======== Material provided ========

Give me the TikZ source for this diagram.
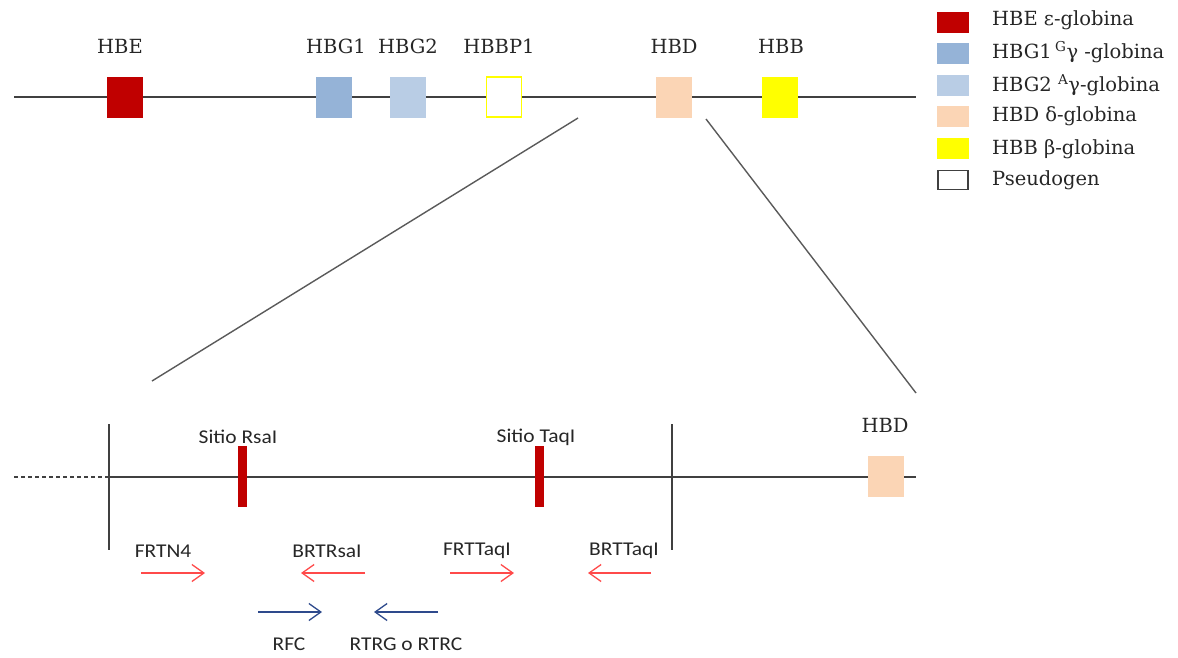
\documentclass[tikz,border=0pt]{standalone}
\usepackage{fontspec}
\setmainfont{DejaVu Serif}
\newfontfamily\lab[FakeStretch=1.1]{Carlito}
\usetikzlibrary{arrows.meta}
\definecolor{gred}{HTML}{C00000}
\definecolor{gblueA}{HTML}{95B3D7}
\definecolor{gblueB}{HTML}{B9CDE5}
\definecolor{gpeach}{HTML}{FBD5B5}
\definecolor{gyellow}{HTML}{FFFF00}
\definecolor{axis}{HTML}{404040}
\definecolor{zoomln}{HTML}{5A5A5A}
\definecolor{fwd}{HTML}{FF4A4A}
\definecolor{blu}{HTML}{2E4A8C}
\tikzset{
  gene/.style={draw=none, minimum width=36pt, minimum height=41pt, inner sep=0pt},
  glabel/.style={font=\fontsize{19.5}{22}\selectfont, text=black!85, inner sep=0pt},
  key/.style={minimum width=32pt, minimum height=21pt, inner sep=0pt},
  ktext/.style={font=\fontsize{19.5}{22}\selectfont, text=black!85, anchor=west, inner sep=0pt},
  slab/.style={font=\lab\fontsize{19.5}{22}\selectfont, text=black!85, inner sep=0pt},
  axisline/.style={draw=axis, line width=1.2pt},
  site/.style={fill=gred, minimum width=9pt, minimum height=61pt, inner sep=0pt},
  primer/.style={line width=1.3pt, -{Straight Barb[length=12pt, width=17pt, line width=1.3pt]}},
}
\begin{document}
\begin{tikzpicture}[x=1pt, y=-1pt]
\useasboundingbox (0,0) rectangle (1178,657);
\clip (0,0) rectangle (1178,657);

% upper chromosome line
\coordinate (L0) at (14,97);
\coordinate (L1) at (916,97);
\draw[axisline] (L0) -- (L1);

% genes of the cluster
\node[gene, fill=gred]   (hbe)  at (125,97) {};
\node[gene, fill=gblueA] (hbg1) at (334,97) {};
\node[gene, fill=gblueB] (hbg2) at (408,97) {};
\node[gene, fill=white, draw=gyellow, line width=1.2pt, minimum width=35pt, minimum height=40pt] (hbbp1) at (504,97) {};
\node[gene, fill=gpeach] (hbd)  at (674,97) {};
\node[gene, fill=gyellow] (hbb) at (780,97) {};

\node[glabel] at (120,46) {HBE};
\node[glabel] at (336,46) {HBG1};
\node[glabel] at (408,46) {HBG2};
\node[glabel] at (499,46) {HBBP1};
\node[glabel] at (674,46) {HBD};
\node[glabel] at (781,46) {HBB};

% legend
\node[key, fill=gred]   (k1) at (953,22) {};
\node[key, fill=gblueA] (k2) at (953,53) {};
\node[key, fill=gblueB] (k3) at (953,85) {};
\node[key, fill=gpeach] (k4) at (953,116) {};
\node[key, fill=gyellow] (k5) at (953,148) {};
\node[key, draw=axis, line width=1.2pt, minimum width=30pt, minimum height=19pt] (k6) at (953,180) {};
\node[ktext] at (992,20) {HBE ε-globina};
\node[ktext] at (992,52) {HBG1\,\textsuperscript{G}γ -globina};
\node[ktext] at (992,85) {HBG2 \textsuperscript{A}γ-globina};
\node[ktext] at (992,116) {HBD δ-globina};
\node[ktext] at (992,149) {HBB β-globina};
\node[ktext] at (992,180) {Pseudogen};

% zoom lines
\coordinate (z0) at (578,118);
\coordinate (z1) at (152,381);
\coordinate (z2) at (706,119);
\coordinate (z3) at (916,393);
\draw[zoomln, line width=1.4pt] (z0) -- (z1);
\draw[zoomln, line width=1.4pt] (z2) -- (z3);

% enlarged region
\coordinate (d0) at (14,477);
\coordinate (d1) at (109,477);
\coordinate (e1) at (916,477);
\draw[axisline, dashed, dash pattern=on 4pt off 3pt] (d0) -- (d1);
\draw[axisline] (d1) -- (e1);
\coordinate (v1a) at (109,424);
\coordinate (v1b) at (109,550);
\coordinate (v2a) at (672,424);
\coordinate (v2b) at (672,550);
\draw[axisline] (v1a) -- (v1b);
\draw[axisline] (v2a) -- (v2b);

\node[gene, fill=gpeach] (hbd2) at (886,476) {};
\node[glabel] at (885,425) {HBD};

\node[site] (rsa) at (242,476) {};
\node[site] (taq) at (539,476) {};
\node[slab] at (238,437) {Sitio RsaI};
\node[slab] at (536,437) {Sitio TaqI};

% primers
\node[slab] at (163,551) {FRTN4};
\node[slab] at (327,551) {BRTRsaI};
\node[slab] at (477,551) {FRTTaqI};
\node[slab] at (624,551) {BRTTaqI};

\coordinate (p1a) at (141,573); \coordinate (p1b) at (205,573);
\coordinate (p2a) at (365,573); \coordinate (p2b) at (301,573);
\coordinate (p3a) at (450,573); \coordinate (p3b) at (514,573);
\coordinate (p4a) at (651,573); \coordinate (p4b) at (588,573);
\draw[primer, fwd] (p1a) -- (p1b);
\draw[primer, fwd] (p2a) -- (p2b);
\draw[primer, fwd] (p3a) -- (p3b);
\draw[primer, fwd] (p4a) -- (p4b);

\coordinate (q1a) at (258,612); \coordinate (q1b) at (322,612);
\coordinate (q2a) at (438,612); \coordinate (q2b) at (374,612);
\draw[primer, blu] (q1a) -- (q1b);
\draw[primer, blu] (q2a) -- (q2b);

\node[slab] at (289,644) {RFC};
\node[slab] at (406,644) {RTRG o RTRC};
\end{tikzpicture}
\end{document}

========

Task details
Repeat the material above verbatim. Leave the pictures behind.

Answer to the problem
Give me the TikZ source for this diagram.
\documentclass[tikz,border=0pt]{standalone}
\usepackage{fontspec}
\setmainfont{DejaVu Serif}
\newfontfamily\lab[FakeStretch=1.1]{Carlito}
\usetikzlibrary{arrows.meta}
\definecolor{gred}{HTML}{C00000}
\definecolor{gblueA}{HTML}{95B3D7}
\definecolor{gblueB}{HTML}{B9CDE5}
\definecolor{gpeach}{HTML}{FBD5B5}
\definecolor{gyellow}{HTML}{FFFF00}
\definecolor{axis}{HTML}{404040}
\definecolor{zoomln}{HTML}{5A5A5A}
\definecolor{fwd}{HTML}{FF4A4A}
\definecolor{blu}{HTML}{2E4A8C}
\tikzset{
  gene/.style={draw=none, minimum width=36pt, minimum height=41pt, inner sep=0pt},
  glabel/.style={font=\fontsize{19.5}{22}\selectfont, text=black!85, inner sep=0pt},
  key/.style={minimum width=32pt, minimum height=21pt, inner sep=0pt},
  ktext/.style={font=\fontsize{19.5}{22}\selectfont, text=black!85, anchor=west, inner sep=0pt},
  slab/.style={font=\lab\fontsize{19.5}{22}\selectfont, text=black!85, inner sep=0pt},
  axisline/.style={draw=axis, line width=1.2pt},
  site/.style={fill=gred, minimum width=9pt, minimum height=61pt, inner sep=0pt},
  primer/.style={line width=1.3pt, -{Straight Barb[length=12pt, width=17pt, line width=1.3pt]}},
}
\begin{document}
\begin{tikzpicture}[x=1pt, y=-1pt]
\useasboundingbox (0,0) rectangle (1178,657);
\clip (0,0) rectangle (1178,657);

% upper chromosome line
\coordinate (L0) at (14,97);
\coordinate (L1) at (916,97);
\draw[axisline] (L0) -- (L1);

% genes of the cluster
\node[gene, fill=gred]   (hbe)  at (125,97) {};
\node[gene, fill=gblueA] (hbg1) at (334,97) {};
\node[gene, fill=gblueB] (hbg2) at (408,97) {};
\node[gene, fill=white, draw=gyellow, line width=1.2pt, minimum width=35pt, minimum height=40pt] (hbbp1) at (504,97) {};
\node[gene, fill=gpeach] (hbd)  at (674,97) {};
\node[gene, fill=gyellow] (hbb) at (780,97) {};

\node[glabel] at (120,46) {HBE};
\node[glabel] at (336,46) {HBG1};
\node[glabel] at (408,46) {HBG2};
\node[glabel] at (499,46) {HBBP1};
\node[glabel] at (674,46) {HBD};
\node[glabel] at (781,46) {HBB};

% legend
\node[key, fill=gred]   (k1) at (953,22) {};
\node[key, fill=gblueA] (k2) at (953,53) {};
\node[key, fill=gblueB] (k3) at (953,85) {};
\node[key, fill=gpeach] (k4) at (953,116) {};
\node[key, fill=gyellow] (k5) at (953,148) {};
\node[key, draw=axis, line width=1.2pt, minimum width=30pt, minimum height=19pt] (k6) at (953,180) {};
\node[ktext] at (992,20) {HBE ε-globina};
\node[ktext] at (992,52) {HBG1\,\textsuperscript{G}γ -globina};
\node[ktext] at (992,85) {HBG2 \textsuperscript{A}γ-globina};
\node[ktext] at (992,116) {HBD δ-globina};
\node[ktext] at (992,149) {HBB β-globina};
\node[ktext] at (992,180) {Pseudogen};

% zoom lines
\coordinate (z0) at (578,118);
\coordinate (z1) at (152,381);
\coordinate (z2) at (706,119);
\coordinate (z3) at (916,393);
\draw[zoomln, line width=1.4pt] (z0) -- (z1);
\draw[zoomln, line width=1.4pt] (z2) -- (z3);

% enlarged region
\coordinate (d0) at (14,477);
\coordinate (d1) at (109,477);
\coordinate (e1) at (916,477);
\draw[axisline, dashed, dash pattern=on 4pt off 3pt] (d0) -- (d1);
\draw[axisline] (d1) -- (e1);
\coordinate (v1a) at (109,424);
\coordinate (v1b) at (109,550);
\coordinate (v2a) at (672,424);
\coordinate (v2b) at (672,550);
\draw[axisline] (v1a) -- (v1b);
\draw[axisline] (v2a) -- (v2b);

\node[gene, fill=gpeach] (hbd2) at (886,476) {};
\node[glabel] at (885,425) {HBD};

\node[site] (rsa) at (242,476) {};
\node[site] (taq) at (539,476) {};
\node[slab] at (238,437) {Sitio RsaI};
\node[slab] at (536,437) {Sitio TaqI};

% primers
\node[slab] at (163,551) {FRTN4};
\node[slab] at (327,551) {BRTRsaI};
\node[slab] at (477,551) {FRTTaqI};
\node[slab] at (624,551) {BRTTaqI};

\coordinate (p1a) at (141,573); \coordinate (p1b) at (205,573);
\coordinate (p2a) at (365,573); \coordinate (p2b) at (301,573);
\coordinate (p3a) at (450,573); \coordinate (p3b) at (514,573);
\coordinate (p4a) at (651,573); \coordinate (p4b) at (588,573);
\draw[primer, fwd] (p1a) -- (p1b);
\draw[primer, fwd] (p2a) -- (p2b);
\draw[primer, fwd] (p3a) -- (p3b);
\draw[primer, fwd] (p4a) -- (p4b);

\coordinate (q1a) at (258,612); \coordinate (q1b) at (322,612);
\coordinate (q2a) at (438,612); \coordinate (q2b) at (374,612);
\draw[primer, blu] (q1a) -- (q1b);
\draw[primer, blu] (q2a) -- (q2b);

\node[slab] at (289,644) {RFC};
\node[slab] at (406,644) {RTRG o RTRC};
\end{tikzpicture}
\end{document}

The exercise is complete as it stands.